Seun Onigbinde, Akintunde Oyebode, Ugodre Obi-Chukwu, Shade Ladipo, and Ferdinand Adimefe
[L-R
by Isi Esene
The 2013 Budget has been submitted before the National Assembly with many analysts commending the efforts of the executive arm of government at accomplishing the task in record time.
Modest cuts have been made in recurrent expenditure and other key financial indices but analysts have also identified outrageous line items in the amounts budgeted for feeding, papers, fumigation, and much more.

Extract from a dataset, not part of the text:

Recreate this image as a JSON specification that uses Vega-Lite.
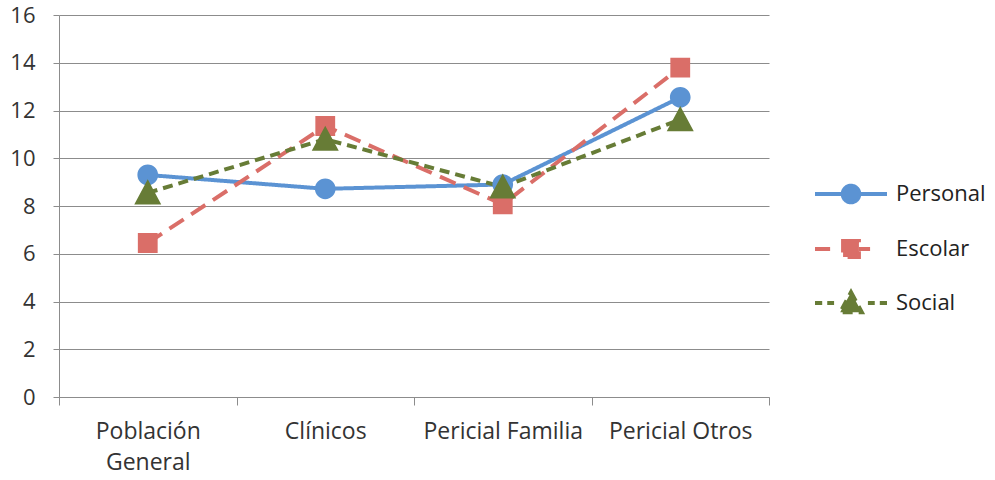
{
  "$schema": "https://vega.github.io/schema/vega-lite/v6.json",
  "autosize": "none",
  "width": 710,
  "height": 382,
  "padding": {"left": 59, "top": 15, "right": 226, "bottom": 83},
  "background": "white",
  "config": {
    "view": {"stroke": null},
    "font": "Open Sans",
    "axis": {"labelFont": "Open Sans", "labelFontSize": 23, "labelColor": "#333333", "domainColor": "#8c8c8c", "tickColor": "#8c8c8c", "gridColor": "#8c8c8c", "title": null},
    "legend": {"labelFont": "Open Sans", "labelFontSize": 22, "labelColor": "#222222"}
  },
  "data": {"values": [
    {"cat": "Población General", "series": "Personal", "value": 9.3},
    {"cat": "Clínicos", "series": "Personal", "value": 8.72},
    {"cat": "Pericial Familia", "series": "Personal", "value": 8.9},
    {"cat": "Pericial Otros", "series": "Personal", "value": 12.55},
    {"cat": "Población General", "series": "Escolar", "value": 6.45},
    {"cat": "Clínicos", "series": "Escolar", "value": 11.35},
    {"cat": "Pericial Familia", "series": "Escolar", "value": 8.07},
    {"cat": "Pericial Otros", "series": "Escolar", "value": 13.8},
    {"cat": "Población General", "series": "Social", "value": 8.55},
    {"cat": "Clínicos", "series": "Social", "value": 10.8},
    {"cat": "Pericial Familia", "series": "Social", "value": 8.8},
    {"cat": "Pericial Otros", "series": "Social", "value": 11.62}
  ]},
  "encoding": {
    "x": {
      "field": "cat", "type": "nominal",
      "sort": ["Población General", "Clínicos", "Pericial Familia", "Pericial Otros"],
      "scale": {"type": "band", "paddingInner": 0, "paddingOuter": 0},
      "axis": {"labelAngle": 0, "tickBand": "extent", "tickSize": 8, "labelPadding": 15, "labelLineHeight": 31, "domainWidth": 1,
        "labelExpr": "datum.value == 'Población General' ? ['Población', 'General'] : datum.value"}
    },
    "y": {
      "field": "value", "type": "quantitative",
      "scale": {"domain": [0, 16], "nice": false},
      "axis": {"values": [0, 2, 4, 6, 8, 10, 12, 14, 16], "grid": true, "tickSize": 6, "labelPadding": 18, "labelFontSize": 22, "domain": true}
    }
  },
  "layer": [
    {
      "mark": {"type": "line", "strokeWidth": 4, "strokeCap": "butt"},
      "encoding": {
        "color": {"field": "series", "type": "nominal",
          "scale": {"domain": ["Personal", "Escolar", "Social"], "range": ["#5b93d3", "#da6e68", "#677c36"]}},
        "strokeDash": {"field": "series", "type": "nominal", "legend": null,
          "scale": {"domain": ["Personal", "Escolar", "Social"], "range": [[1, 0], [17, 9], [10, 6]]}}
      }
    },
    {
      "mark": {"type": "point", "filled": true, "opacity": 1, "size": 8100, "strokeWidth": 0},
      "encoding": {
        "color": {"field": "series", "type": "nominal",
          "legend": {"title": null, "orient": "none", "legendX": 754, "legendY": 141, "padding": 0, "rowPadding": -9, "labelOffset": 7, "symbolSize": 5184, "symbolStrokeWidth": 4,
            "encode": {"symbols": {"update": {"stroke": {"scale": "color", "field": "value"}, "strokeWidth": {"value": 4}}}}}},
        "shape": {"field": "series", "type": "nominal",
          "scale": {"domain": ["Personal", "Escolar", "Social"], "range": [
            "M-1,0H1M-0.23,0A0.23,0.23 0 1,0 0.23,0A0.23,0.23 0 1,0 -0.23,0Z",
            "M-1,0H-0.58M0.22,0H0.53M-0.22,-0.22H0.22V0.22H-0.22Z",
            "M-1,0H-0.8M-0.66,0H-0.47M0.47,0H0.66M0.8,0H1M0,-0.3L0.3,0.26L-0.3,0.26Z"
          ]},
          "legend": {"title": null, "orient": "none", "legendX": 754, "legendY": 141, "padding": 0, "rowPadding": -9, "labelOffset": 7, "symbolSize": 5184, "symbolStrokeWidth": 4,
            "encode": {"symbols": {"update": {"stroke": {"scale": "color", "field": "value"}, "strokeWidth": {"value": 4}}}}}}
      }
    }
  ]
}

The October 21 edition of Rubbin’ Minds brings all these factors and more to the fore with the help of informed guests like Seun Onigbinde, founder of Budgit.com; Ugodre Obi-Chukwu, owner of Resourcedat.com, and Akintunde Oyebode, financial analyst and banker.
In the programme which was hosted by Shade Ladipo and Ferdinand Adimefe, Akintunde Oyebode expressed concern over the “undue exposure of the economy to external shock” to guard against undue pressure on the economy.
He pointed out that the budget was suspiciously vague on the aspect of non-oil revenue adding that “it should be a prerequisite for everyone who’s going to be the president to read the book Why Nations Fail‘”
On the oil benchmark which was set at $75/barrel, Oyebode said, “It is almost economically unsound to have a discussion around $75-80, why not $90 or $100?”
Seun Onigbinde on his part pointed out the serially unchanging structure of the Nigerian budget and also urged the Federal Government to step down its disruptive bureaucracy.
Ugodre Obi-Chukwu said he sees nothing wrong in borrowing as long as it is done with financial intelligence. He said if things are not done right, “what you spend and your deficit pool keeps getting larger, then future generation are the ones to pay for it.”
This edition of Rubbin’ Minds was intellectually stimulating with the spotlight focused on the 2013 budgetary aspirations of the Federal Government.